* _SET PROBLEM_:
Retype each line of the material exactly, please, skipping any picture in it.

* _DATA SECTION_:

______

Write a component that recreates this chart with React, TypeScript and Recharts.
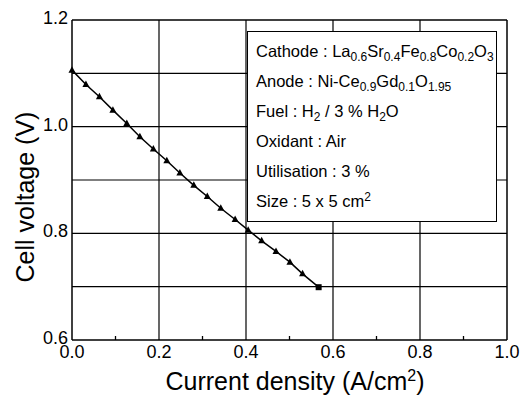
import React from 'react';
import { LineChart, Line, XAxis, YAxis, ReferenceLine } from 'recharts';

// current density (A/cm2) and cell voltage (V)
const currentDensity = [0, 0.032, 0.063, 0.094, 0.126, 0.156, 0.187, 0.218, 0.248, 0.28, 0.311, 0.342, 0.375, 0.405, 0.436, 0.469, 0.501, 0.53, 0.567];
const cellVoltage = [1.106, 1.079, 1.056, 1.031, 1.006, 0.981, 0.958, 0.936, 0.913, 0.89, 0.869, 0.847, 0.826, 0.806, 0.786, 0.766, 0.746, 0.724, 0.699];

const xTicks = [0, 0.1, 0.2, 0.3, 0.4, 0.5, 0.6, 0.7, 0.8, 0.9, 1.0];
const yTicks = [0.6, 0.8, 1.0, 1.2];
const xGrid = [0.2, 0.4, 0.6, 0.8];
const yGrid = [0.7, 0.8, 0.9, 1.0, 1.1];

const data = currentDensity.map((j, i) => ({ j, v: cellVoltage[i] }));

const FONT = '"Liberation Sans", Arial, Helvetica, sans-serif';

function XTick(props: any) {
  const { x, y, payload } = props;
  const v = payload.value;
  const major = Math.round(v * 10) % 2 === 0;
  if (!major) {
    return <line x1={x} x2={x} y1={y} y2={y - 4} stroke="#000" strokeWidth={1.3} />;
  }
  return (
    <text x={x} y={y + 18} textAnchor="middle" fontSize={18} fontFamily={FONT} fill="#000">
      {v.toFixed(1)}
    </text>
  );
}

function YTick(props: any) {
  const { x, y, payload } = props;
  return (
    <text x={x} y={y + 4} textAnchor="end" fontSize={18} fontFamily={FONT} fill="#000">
      {payload.value.toFixed(1)}
    </text>
  );
}

function Marker(props: any) {
  const { cx, cy, index } = props;
  if (cx == null || cy == null) return null;
  if (index === data.length - 1) {
    return <rect key={index} x={cx - 3} y={cy - 3} width={6} height={6} fill="#000" />;
  }
  return <path key={index} d={`M${cx},${cy - 4}L${cx + 3.5},${cy + 2.5}L${cx - 3.5},${cy + 2.5}Z`} fill="#000" />;
}

const sub = { fontSize: 12, verticalAlign: -4, lineHeight: 0 } as const;
const sup = { fontSize: 12, verticalAlign: 6, lineHeight: 0 } as const;
const row = { height: 30, lineHeight: '30px', whiteSpace: 'nowrap' } as const;

export default function App() {
  return (
    <div style={{ position: 'absolute', left: 0, top: 0, width: 523, height: 398, background: '#fff' }}>
      <LineChart width={523} height={398} data={data} margin={{ top: 20, right: 16, bottom: 0, left: 0 }}>
        {yGrid.map((g) => (
          <ReferenceLine key={'y' + g} y={g} stroke="#000" strokeWidth={1.2} />
        ))}
        {xGrid.map((g) => (
          <ReferenceLine key={'x' + g} x={g} stroke="#000" strokeWidth={1.2} />
        ))}
        <ReferenceLine x={1.0} stroke="#000" strokeWidth={1.5} />
        <ReferenceLine y={1.2} stroke="#000" strokeWidth={1.5} />
        <XAxis
          type="number"
          dataKey="j"
          domain={[0, 1]}
          ticks={xTicks}
          interval={0}
          height={58}
          tickSize={0}
          tickMargin={0}
          tickLine={false}
          tick={<XTick />}
          axisLine={{ stroke: '#000', strokeWidth: 1.5 }}
          label={{
            content: () => (
              <text x={295} y={390} textAnchor="middle" fontSize={25} fontFamily={FONT} fill="#000">
                Current density (A/cm<tspan fontSize={16} dy={-9}>2</tspan>
                <tspan dy={9}>)</tspan>
              </text>
            ),
          }}
        />
        <YAxis
          type="number"
          domain={[0.6, 1.2]}
          ticks={yTicks}
          interval={0}
          width={72}
          tickSize={0}
          tickMargin={4}
          tickLine={false}
          tick={<YTick />}
          axisLine={{ stroke: '#000', strokeWidth: 1.5 }}
          label={{
            content: () => (
              <text
                transform="translate(34,197) rotate(-90)"
                textAnchor="middle"
                fontSize={25}
                fontFamily={FONT}
                fill="#000"
              >
                Cell voltage (V)
              </text>
            ),
          }}
        />
        <Line
          type="linear"
          dataKey="v"
          stroke="#000"
          strokeWidth={1.5}
          dot={Marker}
          activeDot={false}
          isAnimationActive={false}
        />
      </LineChart>
      <div
        style={{
          position: 'absolute',
          left: 247,
          top: 31,
          width: 250,
          height: 191,
          boxSizing: 'border-box',
          border: '1.5px solid #000',
          background: '#fff',
          fontFamily: FONT,
          fontSize: 16.5,
          color: '#000',
          paddingLeft: 8,
          paddingTop: 4,
        }}
      >
        <div style={row}>
          Cathode : La<span style={sub}>0.6</span>Sr<span style={sub}>0.4</span>Fe<span style={sub}>0.8</span>Co
          <span style={sub}>0.2</span>O<span style={sub}>3</span>
        </div>
        <div style={row}>
          Anode : Ni-Ce<span style={sub}>0.9</span>Gd<span style={sub}>0.1</span>O<span style={sub}>1.95</span>
        </div>
        <div style={row}>
          Fuel : H<span style={sub}>2</span> / 3 % H<span style={sub}>2</span>O
        </div>
        <div style={row}>Oxidant : Air</div>
        <div style={row}>Utilisation : 3 %</div>
        <div style={row}>
          Size : 5 x 5 cm<span style={sup}>2</span>
        </div>
      </div>
    </div>
  );
}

______

* _RESULT OF THE TASK_:
Write a component that recreates this chart with React, TypeScript and Recharts.
import React from 'react';
import { LineChart, Line, XAxis, YAxis, ReferenceLine } from 'recharts';

// current density (A/cm2) and cell voltage (V)
const currentDensity = [0, 0.032, 0.063, 0.094, 0.126, 0.156, 0.187, 0.218, 0.248, 0.28, 0.311, 0.342, 0.375, 0.405, 0.436, 0.469, 0.501, 0.53, 0.567];
const cellVoltage = [1.106, 1.079, 1.056, 1.031, 1.006, 0.981, 0.958, 0.936, 0.913, 0.89, 0.869, 0.847, 0.826, 0.806, 0.786, 0.766, 0.746, 0.724, 0.699];

const xTicks = [0, 0.1, 0.2, 0.3, 0.4, 0.5, 0.6, 0.7, 0.8, 0.9, 1.0];
const yTicks = [0.6, 0.8, 1.0, 1.2];
const xGrid = [0.2, 0.4, 0.6, 0.8];
const yGrid = [0.7, 0.8, 0.9, 1.0, 1.1];

const data = currentDensity.map((j, i) => ({ j, v: cellVoltage[i] }));

const FONT = '"Liberation Sans", Arial, Helvetica, sans-serif';

function XTick(props: any) {
  const { x, y, payload } = props;
  const v = payload.value;
  const major = Math.round(v * 10) % 2 === 0;
  if (!major) {
    return <line x1={x} x2={x} y1={y} y2={y - 4} stroke="#000" strokeWidth={1.3} />;
  }
  return (
    <text x={x} y={y + 18} textAnchor="middle" fontSize={18} fontFamily={FONT} fill="#000">
      {v.toFixed(1)}
    </text>
  );
}

function YTick(props: any) {
  const { x, y, payload } = props;
  return (
    <text x={x} y={y + 4} textAnchor="end" fontSize={18} fontFamily={FONT} fill="#000">
      {payload.value.toFixed(1)}
    </text>
  );
}

function Marker(props: any) {
  const { cx, cy, index } = props;
  if (cx == null || cy == null) return null;
  if (index === data.length - 1) {
    return <rect key={index} x={cx - 3} y={cy - 3} width={6} height={6} fill="#000" />;
  }
  return <path key={index} d={`M${cx},${cy - 4}L${cx + 3.5},${cy + 2.5}L${cx - 3.5},${cy + 2.5}Z`} fill="#000" />;
}

const sub = { fontSize: 12, verticalAlign: -4, lineHeight: 0 } as const;
const sup = { fontSize: 12, verticalAlign: 6, lineHeight: 0 } as const;
const row = { height: 30, lineHeight: '30px', whiteSpace: 'nowrap' } as const;

export default function App() {
  return (
    <div style={{ position: 'absolute', left: 0, top: 0, width: 523, height: 398, background: '#fff' }}>
      <LineChart width={523} height={398} data={data} margin={{ top: 20, right: 16, bottom: 0, left: 0 }}>
        {yGrid.map((g) => (
          <ReferenceLine key={'y' + g} y={g} stroke="#000" strokeWidth={1.2} />
        ))}
        {xGrid.map((g) => (
          <ReferenceLine key={'x' + g} x={g} stroke="#000" strokeWidth={1.2} />
        ))}
        <ReferenceLine x={1.0} stroke="#000" strokeWidth={1.5} />
        <ReferenceLine y={1.2} stroke="#000" strokeWidth={1.5} />
        <XAxis
          type="number"
          dataKey="j"
          domain={[0, 1]}
          ticks={xTicks}
          interval={0}
          height={58}
          tickSize={0}
          tickMargin={0}
          tickLine={false}
          tick={<XTick />}
          axisLine={{ stroke: '#000', strokeWidth: 1.5 }}
          label={{
            content: () => (
              <text x={295} y={390} textAnchor="middle" fontSize={25} fontFamily={FONT} fill="#000">
                Current density (A/cm<tspan fontSize={16} dy={-9}>2</tspan>
                <tspan dy={9}>)</tspan>
              </text>
            ),
          }}
        />
        <YAxis
          type="number"
          domain={[0.6, 1.2]}
          ticks={yTicks}
          interval={0}
          width={72}
          tickSize={0}
          tickMargin={4}
          tickLine={false}
          tick={<YTick />}
          axisLine={{ stroke: '#000', strokeWidth: 1.5 }}
          label={{
            content: () => (
              <text
                transform="translate(34,197) rotate(-90)"
                textAnchor="middle"
                fontSize={25}
                fontFamily={FONT}
                fill="#000"
              >
                Cell voltage (V)
              </text>
            ),
          }}
        />
        <Line
          type="linear"
          dataKey="v"
          stroke="#000"
          strokeWidth={1.5}
          dot={Marker}
          activeDot={false}
          isAnimationActive={false}
        />
      </LineChart>
      <div
        style={{
          position: 'absolute',
          left: 247,
          top: 31,
          width: 250,
          height: 191,
          boxSizing: 'border-box',
          border: '1.5px solid #000',
          background: '#fff',
          fontFamily: FONT,
          fontSize: 16.5,
          color: '#000',
          paddingLeft: 8,
          paddingTop: 4,
        }}
      >
        <div style={row}>
          Cathode : La<span style={sub}>0.6</span>Sr<span style={sub}>0.4</span>Fe<span style={sub}>0.8</span>Co
          <span style={sub}>0.2</span>O<span style={sub}>3</span>
        </div>
        <div style={row}>
          Anode : Ni-Ce<span style={sub}>0.9</span>Gd<span style={sub}>0.1</span>O<span style={sub}>1.95</span>
        </div>
        <div style={row}>
          Fuel : H<span style={sub}>2</span> / 3 % H<span style={sub}>2</span>O
        </div>
        <div style={row}>Oxidant : Air</div>
        <div style={row}>Utilisation : 3 %</div>
        <div style={row}>
          Size : 5 x 5 cm<span style={sup}>2</span>
        </div>
      </div>
    </div>
  );
}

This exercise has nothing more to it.